Given task — Output the material below unchanged, apart from leaving out the pictures.

Given information —
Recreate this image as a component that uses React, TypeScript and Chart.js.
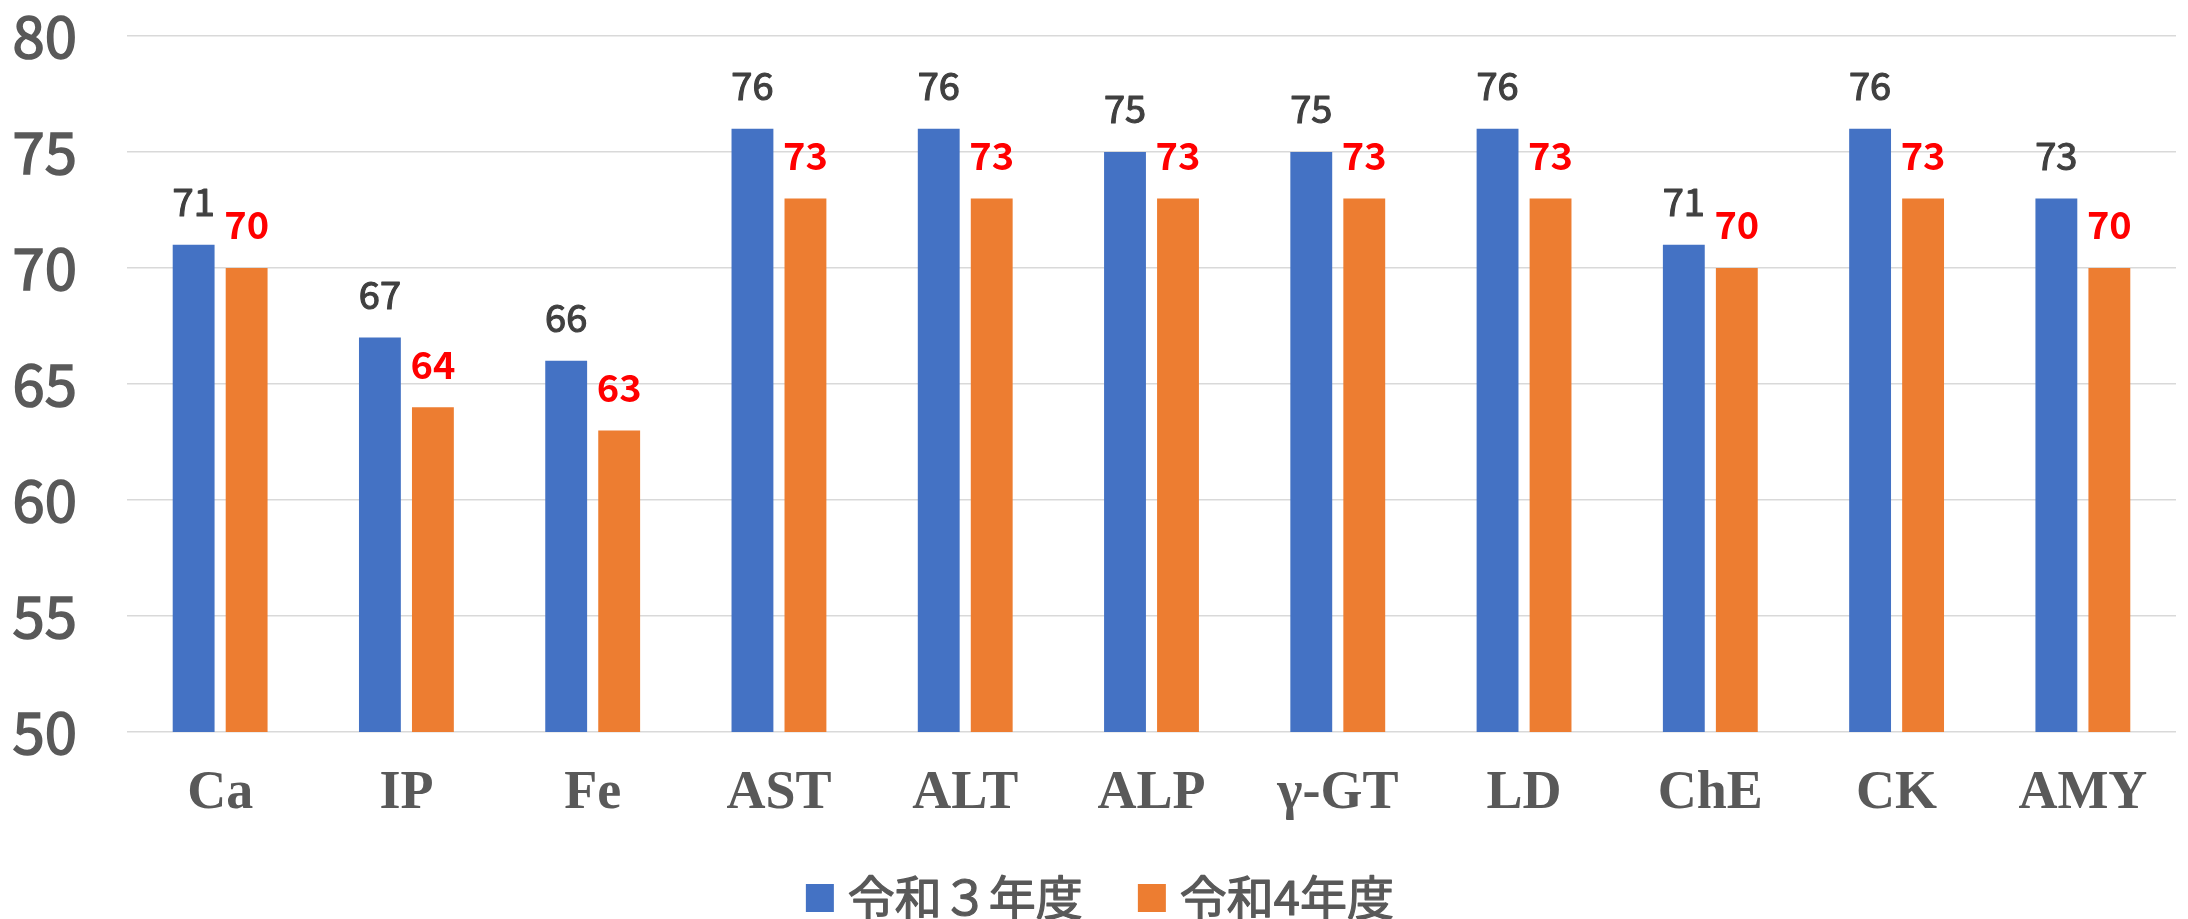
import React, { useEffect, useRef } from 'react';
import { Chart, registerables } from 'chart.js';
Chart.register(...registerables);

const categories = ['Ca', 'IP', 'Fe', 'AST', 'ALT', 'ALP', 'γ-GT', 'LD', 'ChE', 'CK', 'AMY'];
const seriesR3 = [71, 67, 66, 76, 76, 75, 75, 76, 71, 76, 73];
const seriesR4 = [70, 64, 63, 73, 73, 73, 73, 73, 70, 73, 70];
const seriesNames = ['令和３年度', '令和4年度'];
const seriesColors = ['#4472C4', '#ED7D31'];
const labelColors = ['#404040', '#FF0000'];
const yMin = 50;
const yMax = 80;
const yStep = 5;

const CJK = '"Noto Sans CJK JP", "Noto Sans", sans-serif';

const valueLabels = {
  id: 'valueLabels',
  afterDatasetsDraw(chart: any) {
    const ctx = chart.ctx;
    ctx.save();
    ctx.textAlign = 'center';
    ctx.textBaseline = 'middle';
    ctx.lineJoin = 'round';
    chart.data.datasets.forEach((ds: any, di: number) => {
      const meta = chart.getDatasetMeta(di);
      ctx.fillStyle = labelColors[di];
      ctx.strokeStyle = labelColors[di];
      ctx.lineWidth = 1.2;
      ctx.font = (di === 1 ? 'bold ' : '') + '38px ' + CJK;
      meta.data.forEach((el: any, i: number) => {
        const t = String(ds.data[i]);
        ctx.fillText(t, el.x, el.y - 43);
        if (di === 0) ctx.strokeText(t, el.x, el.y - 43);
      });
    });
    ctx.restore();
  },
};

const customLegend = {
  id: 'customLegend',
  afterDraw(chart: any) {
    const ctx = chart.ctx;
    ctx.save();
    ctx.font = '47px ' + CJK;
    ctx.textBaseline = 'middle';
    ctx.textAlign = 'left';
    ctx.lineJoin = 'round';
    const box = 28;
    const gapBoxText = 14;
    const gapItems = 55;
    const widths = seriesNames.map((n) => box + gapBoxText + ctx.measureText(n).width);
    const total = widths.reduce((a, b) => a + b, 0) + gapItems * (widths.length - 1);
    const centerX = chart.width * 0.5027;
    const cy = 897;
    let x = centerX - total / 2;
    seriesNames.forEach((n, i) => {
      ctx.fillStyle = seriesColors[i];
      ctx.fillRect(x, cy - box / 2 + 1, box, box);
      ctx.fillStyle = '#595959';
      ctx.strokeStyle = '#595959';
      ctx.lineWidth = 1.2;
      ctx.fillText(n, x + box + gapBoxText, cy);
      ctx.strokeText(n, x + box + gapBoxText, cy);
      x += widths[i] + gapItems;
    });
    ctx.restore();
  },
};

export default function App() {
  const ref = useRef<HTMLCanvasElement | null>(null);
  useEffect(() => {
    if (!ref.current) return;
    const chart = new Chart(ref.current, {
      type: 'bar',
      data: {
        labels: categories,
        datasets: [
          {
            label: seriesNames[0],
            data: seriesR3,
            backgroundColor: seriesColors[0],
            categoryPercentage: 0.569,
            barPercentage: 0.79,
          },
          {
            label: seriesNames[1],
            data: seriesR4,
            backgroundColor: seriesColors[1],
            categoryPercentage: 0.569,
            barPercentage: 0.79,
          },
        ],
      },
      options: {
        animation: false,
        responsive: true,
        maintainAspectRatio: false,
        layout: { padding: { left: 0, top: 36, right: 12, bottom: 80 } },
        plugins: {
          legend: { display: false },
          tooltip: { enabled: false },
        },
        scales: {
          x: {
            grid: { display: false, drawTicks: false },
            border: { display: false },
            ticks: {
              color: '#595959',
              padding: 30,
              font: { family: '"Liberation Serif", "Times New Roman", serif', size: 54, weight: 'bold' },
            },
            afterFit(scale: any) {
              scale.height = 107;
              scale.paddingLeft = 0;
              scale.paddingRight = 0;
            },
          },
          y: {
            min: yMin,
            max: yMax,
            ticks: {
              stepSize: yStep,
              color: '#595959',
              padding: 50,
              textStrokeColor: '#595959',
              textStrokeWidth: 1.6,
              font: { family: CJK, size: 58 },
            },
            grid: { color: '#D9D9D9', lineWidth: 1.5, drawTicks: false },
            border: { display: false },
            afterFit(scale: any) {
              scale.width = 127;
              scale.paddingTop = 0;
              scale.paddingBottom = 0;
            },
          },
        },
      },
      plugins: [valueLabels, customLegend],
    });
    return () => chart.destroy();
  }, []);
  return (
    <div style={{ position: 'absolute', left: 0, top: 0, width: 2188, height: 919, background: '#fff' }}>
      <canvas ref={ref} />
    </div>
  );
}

Output —
Recreate this image as a component that uses React, TypeScript and Chart.js.
import React, { useEffect, useRef } from 'react';
import { Chart, registerables } from 'chart.js';
Chart.register(...registerables);

const categories = ['Ca', 'IP', 'Fe', 'AST', 'ALT', 'ALP', 'γ-GT', 'LD', 'ChE', 'CK', 'AMY'];
const seriesR3 = [71, 67, 66, 76, 76, 75, 75, 76, 71, 76, 73];
const seriesR4 = [70, 64, 63, 73, 73, 73, 73, 73, 70, 73, 70];
const seriesNames = ['令和３年度', '令和4年度'];
const seriesColors = ['#4472C4', '#ED7D31'];
const labelColors = ['#404040', '#FF0000'];
const yMin = 50;
const yMax = 80;
const yStep = 5;

const CJK = '"Noto Sans CJK JP", "Noto Sans", sans-serif';

const valueLabels = {
  id: 'valueLabels',
  afterDatasetsDraw(chart: any) {
    const ctx = chart.ctx;
    ctx.save();
    ctx.textAlign = 'center';
    ctx.textBaseline = 'middle';
    ctx.lineJoin = 'round';
    chart.data.datasets.forEach((ds: any, di: number) => {
      const meta = chart.getDatasetMeta(di);
      ctx.fillStyle = labelColors[di];
      ctx.strokeStyle = labelColors[di];
      ctx.lineWidth = 1.2;
      ctx.font = (di === 1 ? 'bold ' : '') + '38px ' + CJK;
      meta.data.forEach((el: any, i: number) => {
        const t = String(ds.data[i]);
        ctx.fillText(t, el.x, el.y - 43);
        if (di === 0) ctx.strokeText(t, el.x, el.y - 43);
      });
    });
    ctx.restore();
  },
};

const customLegend = {
  id: 'customLegend',
  afterDraw(chart: any) {
    const ctx = chart.ctx;
    ctx.save();
    ctx.font = '47px ' + CJK;
    ctx.textBaseline = 'middle';
    ctx.textAlign = 'left';
    ctx.lineJoin = 'round';
    const box = 28;
    const gapBoxText = 14;
    const gapItems = 55;
    const widths = seriesNames.map((n) => box + gapBoxText + ctx.measureText(n).width);
    const total = widths.reduce((a, b) => a + b, 0) + gapItems * (widths.length - 1);
    const centerX = chart.width * 0.5027;
    const cy = 897;
    let x = centerX - total / 2;
    seriesNames.forEach((n, i) => {
      ctx.fillStyle = seriesColors[i];
      ctx.fillRect(x, cy - box / 2 + 1, box, box);
      ctx.fillStyle = '#595959';
      ctx.strokeStyle = '#595959';
      ctx.lineWidth = 1.2;
      ctx.fillText(n, x + box + gapBoxText, cy);
      ctx.strokeText(n, x + box + gapBoxText, cy);
      x += widths[i] + gapItems;
    });
    ctx.restore();
  },
};

export default function App() {
  const ref = useRef<HTMLCanvasElement | null>(null);
  useEffect(() => {
    if (!ref.current) return;
    const chart = new Chart(ref.current, {
      type: 'bar',
      data: {
        labels: categories,
        datasets: [
          {
            label: seriesNames[0],
            data: seriesR3,
            backgroundColor: seriesColors[0],
            categoryPercentage: 0.569,
            barPercentage: 0.79,
          },
          {
            label: seriesNames[1],
            data: seriesR4,
            backgroundColor: seriesColors[1],
            categoryPercentage: 0.569,
            barPercentage: 0.79,
          },
        ],
      },
      options: {
        animation: false,
        responsive: true,
        maintainAspectRatio: false,
        layout: { padding: { left: 0, top: 36, right: 12, bottom: 80 } },
        plugins: {
          legend: { display: false },
          tooltip: { enabled: false },
        },
        scales: {
          x: {
            grid: { display: false, drawTicks: false },
            border: { display: false },
            ticks: {
              color: '#595959',
              padding: 30,
              font: { family: '"Liberation Serif", "Times New Roman", serif', size: 54, weight: 'bold' },
            },
            afterFit(scale: any) {
              scale.height = 107;
              scale.paddingLeft = 0;
              scale.paddingRight = 0;
            },
          },
          y: {
            min: yMin,
            max: yMax,
            ticks: {
              stepSize: yStep,
              color: '#595959',
              padding: 50,
              textStrokeColor: '#595959',
              textStrokeWidth: 1.6,
              font: { family: CJK, size: 58 },
            },
            grid: { color: '#D9D9D9', lineWidth: 1.5, drawTicks: false },
            border: { display: false },
            afterFit(scale: any) {
              scale.width = 127;
              scale.paddingTop = 0;
              scale.paddingBottom = 0;
            },
          },
        },
      },
      plugins: [valueLabels, customLegend],
    });
    return () => chart.destroy();
  }, []);
  return (
    <div style={{ position: 'absolute', left: 0, top: 0, width: 2188, height: 919, background: '#fff' }}>
      <canvas ref={ref} />
    </div>
  );
}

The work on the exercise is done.